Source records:
◆ ◆ ◆
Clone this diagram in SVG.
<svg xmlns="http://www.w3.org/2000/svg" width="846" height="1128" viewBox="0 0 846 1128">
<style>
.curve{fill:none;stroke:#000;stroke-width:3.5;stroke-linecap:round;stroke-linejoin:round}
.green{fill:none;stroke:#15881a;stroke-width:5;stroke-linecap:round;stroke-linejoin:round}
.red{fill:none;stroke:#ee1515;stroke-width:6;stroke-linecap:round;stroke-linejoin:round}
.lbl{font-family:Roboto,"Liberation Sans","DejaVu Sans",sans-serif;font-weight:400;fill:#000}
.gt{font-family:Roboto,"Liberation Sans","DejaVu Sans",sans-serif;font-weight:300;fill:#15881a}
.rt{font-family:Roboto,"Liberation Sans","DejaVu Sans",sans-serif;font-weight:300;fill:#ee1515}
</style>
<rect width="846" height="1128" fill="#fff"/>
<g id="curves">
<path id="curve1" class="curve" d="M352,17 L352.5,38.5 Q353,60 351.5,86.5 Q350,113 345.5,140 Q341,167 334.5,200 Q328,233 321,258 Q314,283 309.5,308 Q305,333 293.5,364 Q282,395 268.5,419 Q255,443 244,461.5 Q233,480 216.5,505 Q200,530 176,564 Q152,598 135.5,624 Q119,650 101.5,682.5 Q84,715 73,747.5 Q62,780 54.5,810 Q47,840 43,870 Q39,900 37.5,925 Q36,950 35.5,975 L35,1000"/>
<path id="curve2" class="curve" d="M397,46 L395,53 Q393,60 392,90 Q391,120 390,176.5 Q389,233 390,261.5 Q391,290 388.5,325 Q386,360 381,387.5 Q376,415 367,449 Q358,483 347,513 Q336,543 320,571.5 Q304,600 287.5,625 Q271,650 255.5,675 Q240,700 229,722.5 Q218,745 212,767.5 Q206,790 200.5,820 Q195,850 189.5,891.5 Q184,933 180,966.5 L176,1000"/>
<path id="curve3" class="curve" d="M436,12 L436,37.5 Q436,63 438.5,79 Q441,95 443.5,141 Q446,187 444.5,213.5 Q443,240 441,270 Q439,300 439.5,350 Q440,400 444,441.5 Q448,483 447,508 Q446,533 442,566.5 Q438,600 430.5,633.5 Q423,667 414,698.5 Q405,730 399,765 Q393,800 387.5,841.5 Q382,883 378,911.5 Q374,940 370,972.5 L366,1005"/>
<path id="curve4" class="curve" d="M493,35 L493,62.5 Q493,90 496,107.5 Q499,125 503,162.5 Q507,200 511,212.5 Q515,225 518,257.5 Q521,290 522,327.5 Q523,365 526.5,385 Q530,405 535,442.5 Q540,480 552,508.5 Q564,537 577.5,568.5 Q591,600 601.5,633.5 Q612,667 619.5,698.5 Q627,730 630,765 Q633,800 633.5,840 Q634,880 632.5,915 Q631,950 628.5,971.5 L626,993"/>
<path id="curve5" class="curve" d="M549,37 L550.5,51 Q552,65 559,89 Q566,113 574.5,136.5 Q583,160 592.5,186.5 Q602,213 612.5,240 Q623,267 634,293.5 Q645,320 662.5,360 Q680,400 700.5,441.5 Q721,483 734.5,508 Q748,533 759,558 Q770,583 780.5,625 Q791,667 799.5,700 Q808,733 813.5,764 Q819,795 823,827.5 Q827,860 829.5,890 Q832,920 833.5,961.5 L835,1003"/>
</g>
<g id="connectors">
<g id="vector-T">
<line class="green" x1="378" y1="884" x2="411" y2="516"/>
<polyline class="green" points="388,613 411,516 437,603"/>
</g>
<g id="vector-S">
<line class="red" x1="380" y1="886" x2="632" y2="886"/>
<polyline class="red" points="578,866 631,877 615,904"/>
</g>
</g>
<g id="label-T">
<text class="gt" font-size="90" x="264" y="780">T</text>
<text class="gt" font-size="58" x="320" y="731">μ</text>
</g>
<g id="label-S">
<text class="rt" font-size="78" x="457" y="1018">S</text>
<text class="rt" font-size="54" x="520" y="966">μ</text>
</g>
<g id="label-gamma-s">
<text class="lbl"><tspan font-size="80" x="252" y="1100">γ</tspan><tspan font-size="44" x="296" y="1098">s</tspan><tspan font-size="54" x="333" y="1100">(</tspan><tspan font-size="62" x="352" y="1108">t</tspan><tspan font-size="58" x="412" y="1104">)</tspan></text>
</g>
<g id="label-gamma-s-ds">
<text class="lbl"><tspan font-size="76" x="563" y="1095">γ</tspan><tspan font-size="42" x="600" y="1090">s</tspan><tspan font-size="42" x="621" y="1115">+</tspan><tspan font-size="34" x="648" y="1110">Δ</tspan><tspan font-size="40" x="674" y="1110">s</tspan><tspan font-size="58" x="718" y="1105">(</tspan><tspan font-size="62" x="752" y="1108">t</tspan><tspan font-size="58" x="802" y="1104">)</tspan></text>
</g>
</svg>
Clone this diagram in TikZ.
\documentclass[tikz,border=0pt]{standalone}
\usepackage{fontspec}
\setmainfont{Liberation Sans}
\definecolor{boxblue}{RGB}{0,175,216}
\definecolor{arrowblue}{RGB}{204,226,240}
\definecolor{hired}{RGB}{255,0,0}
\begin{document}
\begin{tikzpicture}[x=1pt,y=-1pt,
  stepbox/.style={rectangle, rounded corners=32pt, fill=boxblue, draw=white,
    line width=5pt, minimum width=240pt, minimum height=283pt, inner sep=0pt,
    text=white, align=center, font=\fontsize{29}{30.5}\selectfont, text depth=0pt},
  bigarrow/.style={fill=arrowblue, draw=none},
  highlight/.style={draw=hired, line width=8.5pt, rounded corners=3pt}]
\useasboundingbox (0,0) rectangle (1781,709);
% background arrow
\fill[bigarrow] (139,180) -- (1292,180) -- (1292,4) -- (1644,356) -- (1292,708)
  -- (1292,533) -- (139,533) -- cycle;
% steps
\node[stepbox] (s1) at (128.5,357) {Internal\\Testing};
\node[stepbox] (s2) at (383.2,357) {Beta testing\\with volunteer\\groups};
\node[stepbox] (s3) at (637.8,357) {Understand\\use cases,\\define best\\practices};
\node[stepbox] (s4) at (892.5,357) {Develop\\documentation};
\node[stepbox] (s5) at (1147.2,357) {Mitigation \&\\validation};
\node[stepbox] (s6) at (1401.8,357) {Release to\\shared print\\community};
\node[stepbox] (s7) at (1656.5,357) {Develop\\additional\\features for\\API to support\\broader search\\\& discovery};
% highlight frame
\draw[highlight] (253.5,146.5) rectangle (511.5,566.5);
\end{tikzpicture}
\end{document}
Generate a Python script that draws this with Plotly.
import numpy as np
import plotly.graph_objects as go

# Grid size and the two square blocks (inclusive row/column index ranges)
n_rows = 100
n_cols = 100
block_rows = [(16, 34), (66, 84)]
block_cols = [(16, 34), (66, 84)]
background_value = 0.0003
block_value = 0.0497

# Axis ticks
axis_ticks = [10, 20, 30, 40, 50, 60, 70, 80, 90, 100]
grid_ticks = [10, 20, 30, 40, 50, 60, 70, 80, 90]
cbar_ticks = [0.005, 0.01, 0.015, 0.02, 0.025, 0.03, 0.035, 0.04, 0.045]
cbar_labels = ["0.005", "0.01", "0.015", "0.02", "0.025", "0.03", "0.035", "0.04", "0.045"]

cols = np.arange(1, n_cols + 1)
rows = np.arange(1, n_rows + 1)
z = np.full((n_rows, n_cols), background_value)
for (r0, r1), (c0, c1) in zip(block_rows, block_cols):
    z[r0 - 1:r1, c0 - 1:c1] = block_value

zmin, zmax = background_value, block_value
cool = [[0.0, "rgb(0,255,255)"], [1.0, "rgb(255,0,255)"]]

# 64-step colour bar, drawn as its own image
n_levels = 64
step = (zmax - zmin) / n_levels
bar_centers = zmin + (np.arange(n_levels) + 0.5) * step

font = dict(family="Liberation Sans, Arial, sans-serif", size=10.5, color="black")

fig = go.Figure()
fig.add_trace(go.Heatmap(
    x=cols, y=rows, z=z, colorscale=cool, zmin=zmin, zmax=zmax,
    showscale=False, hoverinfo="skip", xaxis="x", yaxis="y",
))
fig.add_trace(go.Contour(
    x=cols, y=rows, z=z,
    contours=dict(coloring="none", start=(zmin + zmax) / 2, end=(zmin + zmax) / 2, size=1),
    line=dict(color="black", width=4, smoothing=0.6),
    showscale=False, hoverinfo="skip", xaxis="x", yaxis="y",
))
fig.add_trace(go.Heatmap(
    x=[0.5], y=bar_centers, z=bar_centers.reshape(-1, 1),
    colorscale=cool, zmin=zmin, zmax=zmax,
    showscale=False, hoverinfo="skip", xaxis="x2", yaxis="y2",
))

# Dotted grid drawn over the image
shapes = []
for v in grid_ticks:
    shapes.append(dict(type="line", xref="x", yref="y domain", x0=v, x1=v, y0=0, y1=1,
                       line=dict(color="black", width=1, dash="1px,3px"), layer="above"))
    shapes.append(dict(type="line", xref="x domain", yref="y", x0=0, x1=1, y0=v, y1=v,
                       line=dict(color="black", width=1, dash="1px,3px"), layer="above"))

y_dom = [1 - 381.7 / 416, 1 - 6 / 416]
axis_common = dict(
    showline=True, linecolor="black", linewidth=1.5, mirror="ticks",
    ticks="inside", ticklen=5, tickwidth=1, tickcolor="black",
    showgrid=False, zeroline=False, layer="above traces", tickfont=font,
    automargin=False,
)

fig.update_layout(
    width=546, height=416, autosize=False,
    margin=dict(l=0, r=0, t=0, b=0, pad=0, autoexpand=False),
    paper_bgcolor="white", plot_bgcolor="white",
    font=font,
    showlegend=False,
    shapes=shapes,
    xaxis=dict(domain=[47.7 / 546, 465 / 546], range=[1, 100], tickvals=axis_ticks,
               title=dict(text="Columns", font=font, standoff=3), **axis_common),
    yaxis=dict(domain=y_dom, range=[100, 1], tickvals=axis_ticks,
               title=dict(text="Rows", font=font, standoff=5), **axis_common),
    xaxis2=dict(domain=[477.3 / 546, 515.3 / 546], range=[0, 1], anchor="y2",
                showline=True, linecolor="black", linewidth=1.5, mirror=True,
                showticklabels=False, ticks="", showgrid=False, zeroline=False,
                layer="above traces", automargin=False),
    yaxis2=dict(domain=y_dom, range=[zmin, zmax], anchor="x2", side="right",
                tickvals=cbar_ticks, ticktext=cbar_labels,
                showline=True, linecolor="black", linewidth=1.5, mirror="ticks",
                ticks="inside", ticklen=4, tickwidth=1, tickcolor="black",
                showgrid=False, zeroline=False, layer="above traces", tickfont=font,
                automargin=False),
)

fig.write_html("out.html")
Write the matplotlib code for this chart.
◆ ◆ ◆
Exercise prompt:
Read the data above. Pull out each line in which the string "Clone" appears.

Final answer:
Clone this diagram in SVG.
Clone this diagram in TikZ.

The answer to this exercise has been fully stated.